Layer 3: Stale Fallback

The third layer handles the worst case: what happens if the background refetch fails? Network timeout, server error, offline status. In a traditional app, you'd show an error state or a loading skeleton. Both are flicker events.

Instead, we keep showing the last-known-good data with a subtle stale indicator — a small badge or timestamp that tells the user the data might not be current. The visual content stays stable. There's no jarring transition from "data" to "no data" to "data again."

This stale fallback is the safety net. It ensures that no matter what happens with the network or server, the user always sees coherent content. The worst case is slightly outdated data, not an empty screen.

The Email Flicker Bug

The hardest flicker to fix was in the email display. When a user viewed a contact's email history, the list would briefly flash to empty and back every time they navigated away and returned. The issue was subtle and took days to track down.

The root cause was our data normalization layer. Email messages were stored as nested objects within the contact record. When we invalidated the contact cache, the email sub-collection was also invalidated. The contact data refetched quickly, but the email list had a separate query that lagged behind by 100-200ms. During that gap, the UI showed the contact details (from the fast query) with an empty email list (from the pending slow query).

The fix was to apply the same diff/merge pattern at the email level. Instead of replacing the entire email list on refetch, we diff the old and new lists, merge additions, and preserve the existing rendered items. The email list never empties; new messages appear seamlessly alongside the existing ones.

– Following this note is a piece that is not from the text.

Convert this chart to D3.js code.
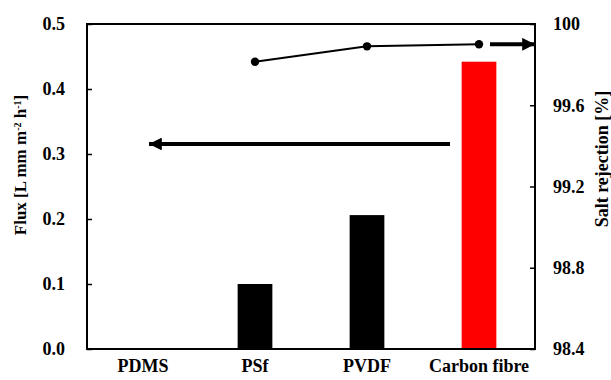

The Compound Effect of Zero Flicker

Individually, each flicker is tiny — a 100ms visual disruption. But cumulatively, they destroy the feeling of quality. A user who sees 20 micro-flickers per session subconsciously registers the software as unstable, even if every operation succeeds.

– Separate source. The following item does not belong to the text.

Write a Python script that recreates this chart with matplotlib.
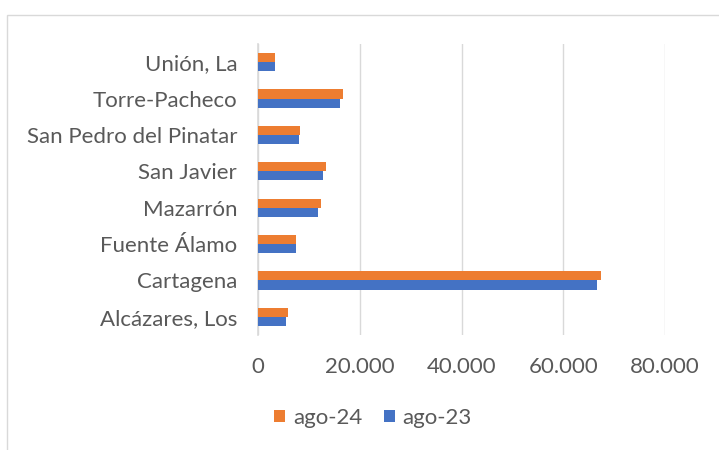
import numpy as np
import matplotlib.pyplot as plt
from matplotlib.patches import Rectangle
from matplotlib.ticker import FuncFormatter

municipios = ["Alcázares, Los", "Cartagena", "Fuente Álamo", "Mazarrón",
              "San Javier", "San Pedro del Pinatar", "Torre-Pacheco", "Unión, La"]
ago_23 = [5500, 66700, 7400, 11850, 12800, 8000, 16200, 3300]
ago_24 = [5950, 67400, 7500, 12400, 13300, 8250, 16800, 3400]

plt.rcParams['font.family'] = ['Lato', 'DejaVu Sans']
gray = "#595959"

fig = plt.figure(figsize=(7.19, 4.5), dpi=100)
ax = fig.add_axes([258 / 719, 1 - 335 / 450, (665 - 258) / 719, (335 - 44) / 450])

y = np.arange(len(municipios))
h = 0.25
ax.barh(y - h / 2, ago_23, height=h, color="#4472C4", label="ago-23", zorder=3)
ax.barh(y + h / 2, ago_24, height=h, color="#ED7D31", label="ago-24", zorder=3)

ax.set_xlim(0, 80000)
ax.set_ylim(-0.5, len(municipios) - 0.5)
ax.set_xticks([0, 20000, 40000, 60000, 80000])
ax.xaxis.set_major_formatter(FuncFormatter(lambda v, p: f"{int(v):,}".replace(",", ".")))
ax.set_yticks(y)
ax.set_yticklabels(municipios)
ax.tick_params(length=0, labelsize=16, colors=gray)
ax.tick_params(axis="y", pad=15)
ax.tick_params(axis="x", pad=16)
ax.grid(axis="x", color="#D9D9D9", linewidth=1, zorder=0)
for s in ["top", "right", "bottom"]:
    ax.spines[s].set_visible(False)
ax.spines["left"].set_color("#D9D9D9")
ax.spines["left"].set_linewidth(1.2)

handles, labels = ax.get_legend_handles_labels()
fig.legend(handles[::-1], labels[::-1], loc="center", bbox_to_anchor=(373 / 719, 1 - 418 / 450),
           ncol=2, frameon=False, fontsize=16, labelcolor=gray, handlelength=0.5,
           handleheight=0.5, handletextpad=0.35, columnspacing=0.95)

fig.patches.append(Rectangle((7 / 719, -0.1), 1.2, 1 - 15 / 450 + 0.1, transform=fig.transFigure,
                             fill=False, edgecolor="#D9D9D9", linewidth=1))

fig.savefig("out.png", dpi=100)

Eliminating flicker has a compound effect on perceived performance. When the UI never stutters, users trust it more. They move faster because they don't hesitate before clicking. They spend less time watching loading states and more time doing their actual work — which is exactly what a chat-first CRM should enable.

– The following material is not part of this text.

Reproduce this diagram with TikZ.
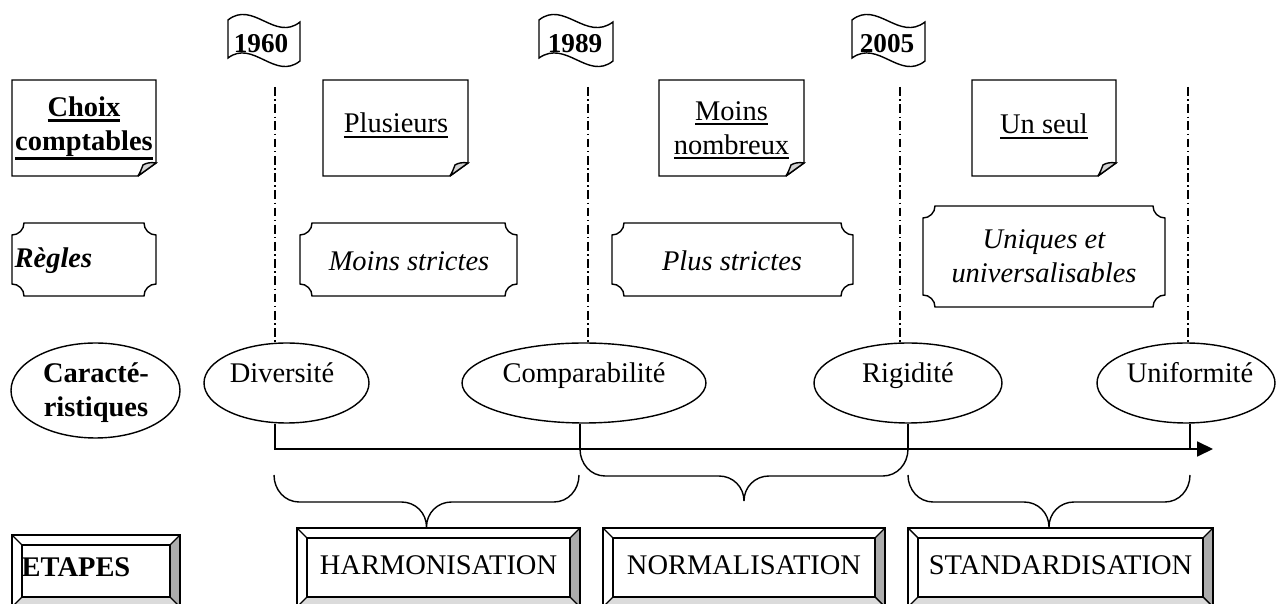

The same philosophy drives our approach to security and analytics: get the fundamentals right, and the user experience follows. Flicker elimination isn't a flashy feature. You'll never see it on a marketing page. But it's the kind of engineering discipline that separates tools people tolerate from tools people love.

Implementation Tips

If you're building a data-heavy application and want to eliminate flicker, here are the practical takeaways:

• Default to optimistic. Any write operation where the server acceptance rate is above 95% should be optimistic. That covers most CRUD operations in a typical app.
• Always diff before updating cache. Never blindly replace cached data with server data. Diff first, merge only changes. This prevents false-positive re-renders from insignificant data differences.
• Use stale-while-revalidate, but show it. Stale data is better than no data. Add a subtle indicator so users know the data might be outdated, but never show an empty state for data that was just visible.
• Test with network throttling. Flicker bugs are invisible on fast connections. Throttle your network to 3G in browser dev tools and use the app normally. Every flicker becomes obvious.
• Watch for nested invalidation. The email bug taught us that nested data structures need independent caching strategies. Invalidating a parent should not automatically invalidate all children.

Zero flicker isn't a nice-to-have. For any application where users interact with data repeatedly throughout the day, it's the foundation of a professional user experience.